Reproduce all the lines below exactly and omit the images.

--- Start Information shown ---

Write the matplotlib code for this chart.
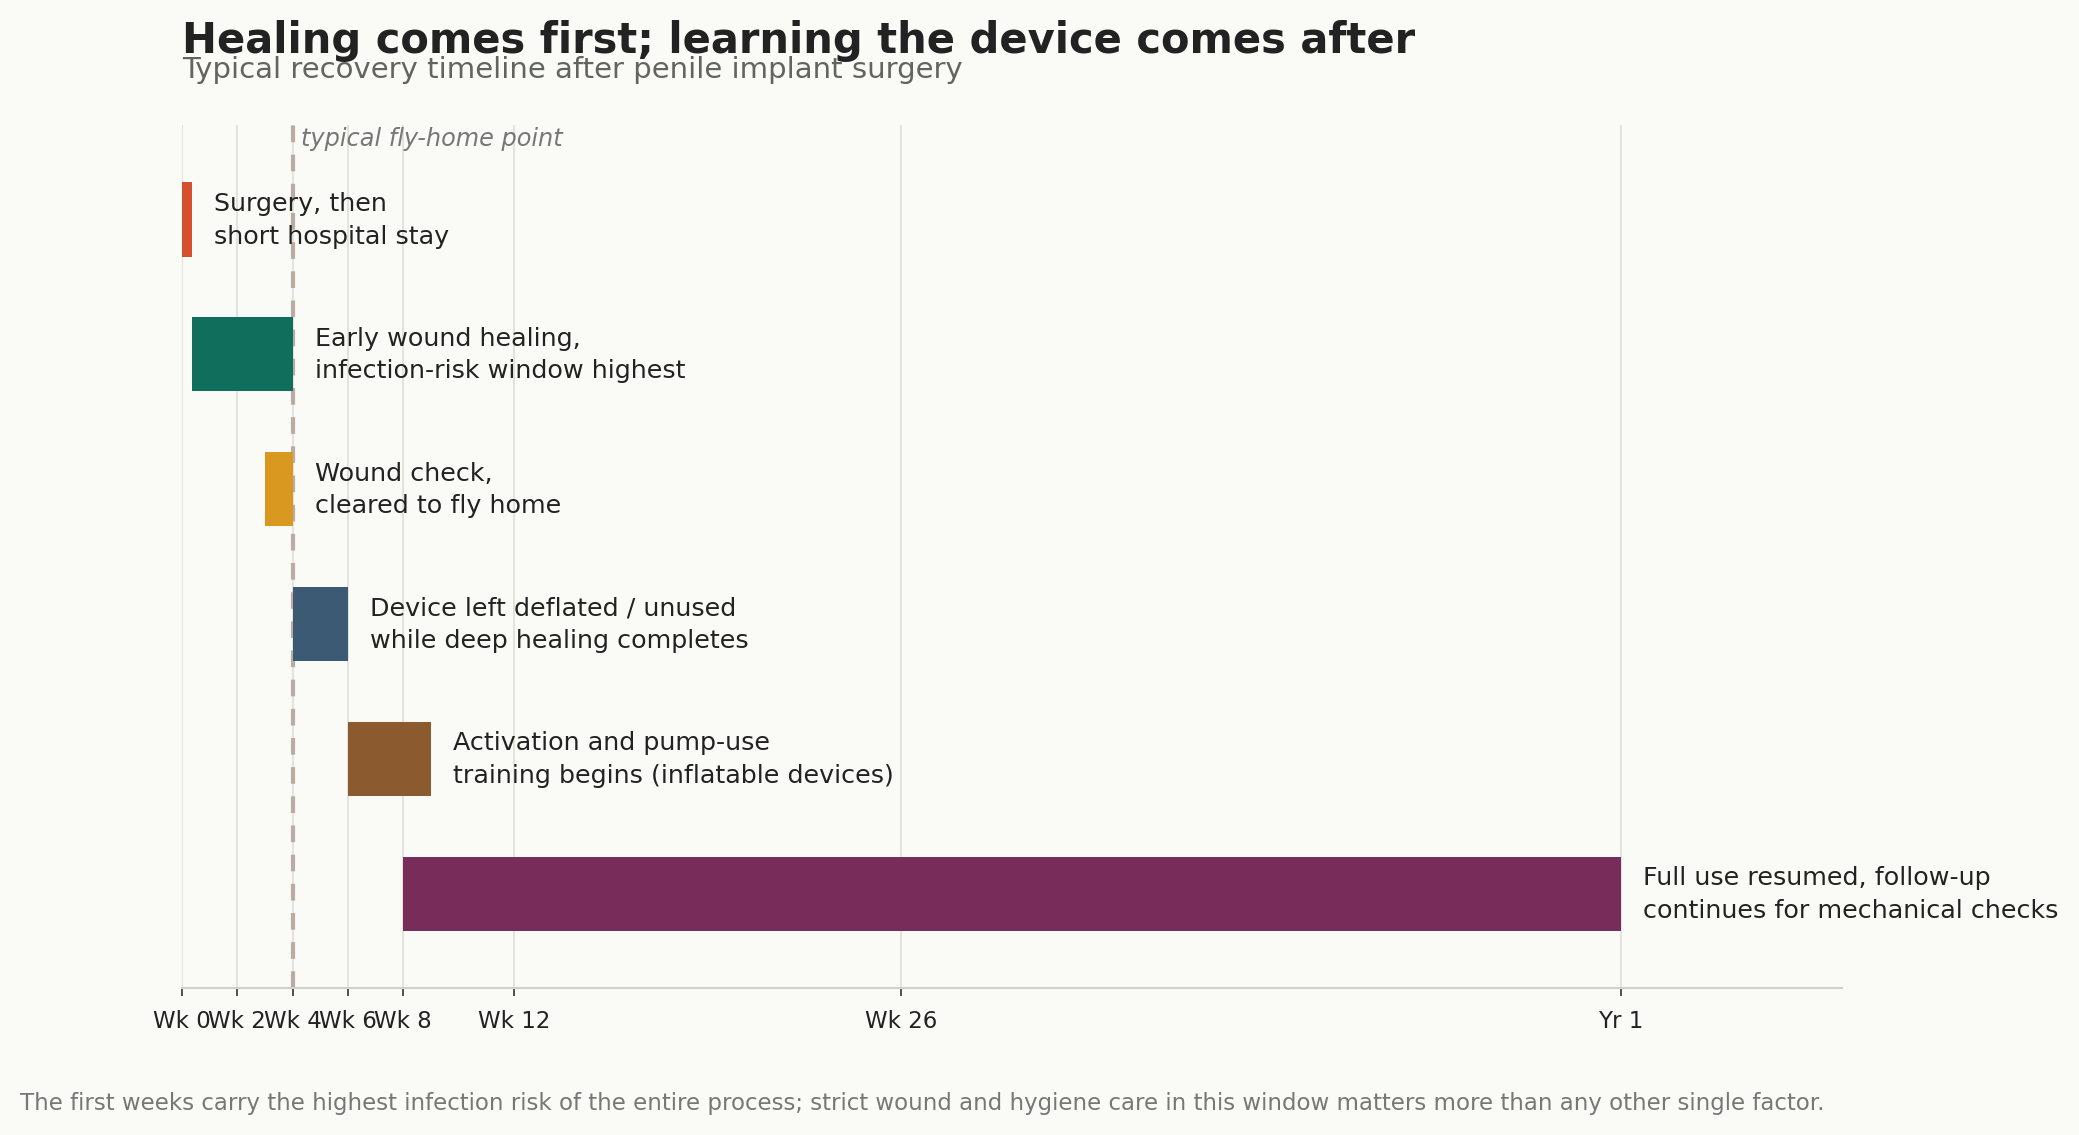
import matplotlib
matplotlib.use("Agg")
import matplotlib.pyplot as plt
import matplotlib.transforms as mtransforms

# ---- data ----
phases = [
    "Surgery, then\nshort hospital stay",
    "Early wound healing,\ninfection-risk window highest",
    "Wound check,\ncleared to fly home",
    "Device left deflated / unused\nwhile deep healing completes",
    "Activation and pump-use\ntraining begins (inflatable devices)",
    "Full use resumed, follow-up\ncontinues for mechanical checks",
]
start_wk = [0.0, 0.36, 3.0, 4.0, 6.0, 8.0]
end_wk = [0.36, 4.0, 4.0, 6.0, 9.0, 52.0]
colors = ["#d4502f", "#0f6e5c", "#d9981f", "#3c5a73", "#8c5a2f", "#782c5a"]
tick_pos = [0, 2, 4, 6, 8, 12, 26, 52]
tick_lbl = ["Wk 0", "Wk 2", "Wk 4", "Wk 6", "Wk 8", "Wk 12", "Wk 26", "Yr 1"]
fly_home_wk = 4

title = "Healing comes first; learning the device comes after"
subtitle = "Typical recovery timeline after penile implant surgery"
footer = ("The first weeks carry the highest infection risk of the entire process; "
          "strict wound and hygiene care in this window matters more than any other single factor.")

BG = "#fafaf6"
fig = plt.figure(figsize=(13.86, 7.573), dpi=150, facecolor=BG)
ax = fig.add_axes([182/2079, 1-989/1136, (1842-182)/2079, (989-126)/1136])
ax.set_facecolor(BG)

ypos = list(range(len(phases)))
widths = [e - s for s, e in zip(start_wk, end_wk)]
ax.barh(ypos, widths, left=start_wk, height=0.55, color=colors, zorder=3)

for y, e, txt in zip(ypos, end_wk, phases):
    ax.annotate(txt, xy=(e, y), xytext=(10.5, 0), textcoords="offset points",
                va="center", ha="left", fontsize=12.2, color="#222222",
                linespacing=1.45, zorder=4)

ax.axvline(fly_home_wk, color="#b8aca3", lw=2.0, ls=(0, (4, 3)), zorder=2)
trans = mtransforms.blended_transform_factory(ax.transData, ax.transAxes)
ax.annotate("typical fly-home point", xy=(fly_home_wk, 1.0), xycoords=trans,
            xytext=(4.0, -0.5), textcoords="offset points", ha="left", va="top",
            fontsize=11.5, style="italic", color="#777777")

ax.set_xlim(0, 60)
ax.set_ylim(len(phases) - 0.3, -0.7)
ax.set_xticks(tick_pos)
ax.set_xticklabels(tick_lbl, fontsize=11, color="#222222")
ax.set_yticks([])
ax.grid(axis="x", color="#e2e2da", lw=0.9, zorder=0)
ax.set_axisbelow(True)
for s in ["top", "right", "left"]:
    ax.spines[s].set_visible(False)
ax.spines["bottom"].set_color("#d0d0c8")
ax.spines["bottom"].set_linewidth(1.0)
ax.tick_params(axis="x", length=4, width=0.8, color="#333333", pad=6)

fig.text(182/2079, 1-52.7/1136, title, fontsize=20, fontweight="bold",
         color="#222222", ha="left", va="baseline")
fig.text(182/2079, 1-78/1136, subtitle, fontsize=14, color="#62645f",
         ha="left", va="baseline")
fig.text(20/2079, 1-1110/1136, footer, fontsize=11, color="#777777",
         ha="left", va="baseline")

fig.savefig("out.png", dpi=150, facecolor=BG)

--- End Information shown ---

:: Solved problem ::
Write the matplotlib code for this chart.
import matplotlib
matplotlib.use("Agg")
import matplotlib.pyplot as plt
import matplotlib.transforms as mtransforms

# ---- data ----
phases = [
    "Surgery, then\nshort hospital stay",
    "Early wound healing,\ninfection-risk window highest",
    "Wound check,\ncleared to fly home",
    "Device left deflated / unused\nwhile deep healing completes",
    "Activation and pump-use\ntraining begins (inflatable devices)",
    "Full use resumed, follow-up\ncontinues for mechanical checks",
]
start_wk = [0.0, 0.36, 3.0, 4.0, 6.0, 8.0]
end_wk = [0.36, 4.0, 4.0, 6.0, 9.0, 52.0]
colors = ["#d4502f", "#0f6e5c", "#d9981f", "#3c5a73", "#8c5a2f", "#782c5a"]
tick_pos = [0, 2, 4, 6, 8, 12, 26, 52]
tick_lbl = ["Wk 0", "Wk 2", "Wk 4", "Wk 6", "Wk 8", "Wk 12", "Wk 26", "Yr 1"]
fly_home_wk = 4

title = "Healing comes first; learning the device comes after"
subtitle = "Typical recovery timeline after penile implant surgery"
footer = ("The first weeks carry the highest infection risk of the entire process; "
          "strict wound and hygiene care in this window matters more than any other single factor.")

BG = "#fafaf6"
fig = plt.figure(figsize=(13.86, 7.573), dpi=150, facecolor=BG)
ax = fig.add_axes([182/2079, 1-989/1136, (1842-182)/2079, (989-126)/1136])
ax.set_facecolor(BG)

ypos = list(range(len(phases)))
widths = [e - s for s, e in zip(start_wk, end_wk)]
ax.barh(ypos, widths, left=start_wk, height=0.55, color=colors, zorder=3)

for y, e, txt in zip(ypos, end_wk, phases):
    ax.annotate(txt, xy=(e, y), xytext=(10.5, 0), textcoords="offset points",
                va="center", ha="left", fontsize=12.2, color="#222222",
                linespacing=1.45, zorder=4)

ax.axvline(fly_home_wk, color="#b8aca3", lw=2.0, ls=(0, (4, 3)), zorder=2)
trans = mtransforms.blended_transform_factory(ax.transData, ax.transAxes)
ax.annotate("typical fly-home point", xy=(fly_home_wk, 1.0), xycoords=trans,
            xytext=(4.0, -0.5), textcoords="offset points", ha="left", va="top",
            fontsize=11.5, style="italic", color="#777777")

ax.set_xlim(0, 60)
ax.set_ylim(len(phases) - 0.3, -0.7)
ax.set_xticks(tick_pos)
ax.set_xticklabels(tick_lbl, fontsize=11, color="#222222")
ax.set_yticks([])
ax.grid(axis="x", color="#e2e2da", lw=0.9, zorder=0)
ax.set_axisbelow(True)
for s in ["top", "right", "left"]:
    ax.spines[s].set_visible(False)
ax.spines["bottom"].set_color("#d0d0c8")
ax.spines["bottom"].set_linewidth(1.0)
ax.tick_params(axis="x", length=4, width=0.8, color="#333333", pad=6)

fig.text(182/2079, 1-52.7/1136, title, fontsize=20, fontweight="bold",
         color="#222222", ha="left", va="baseline")
fig.text(182/2079, 1-78/1136, subtitle, fontsize=14, color="#62645f",
         ha="left", va="baseline")
fig.text(20/2079, 1-1110/1136, footer, fontsize=11, color="#777777",
         ha="left", va="baseline")

fig.savefig("out.png", dpi=150, facecolor=BG)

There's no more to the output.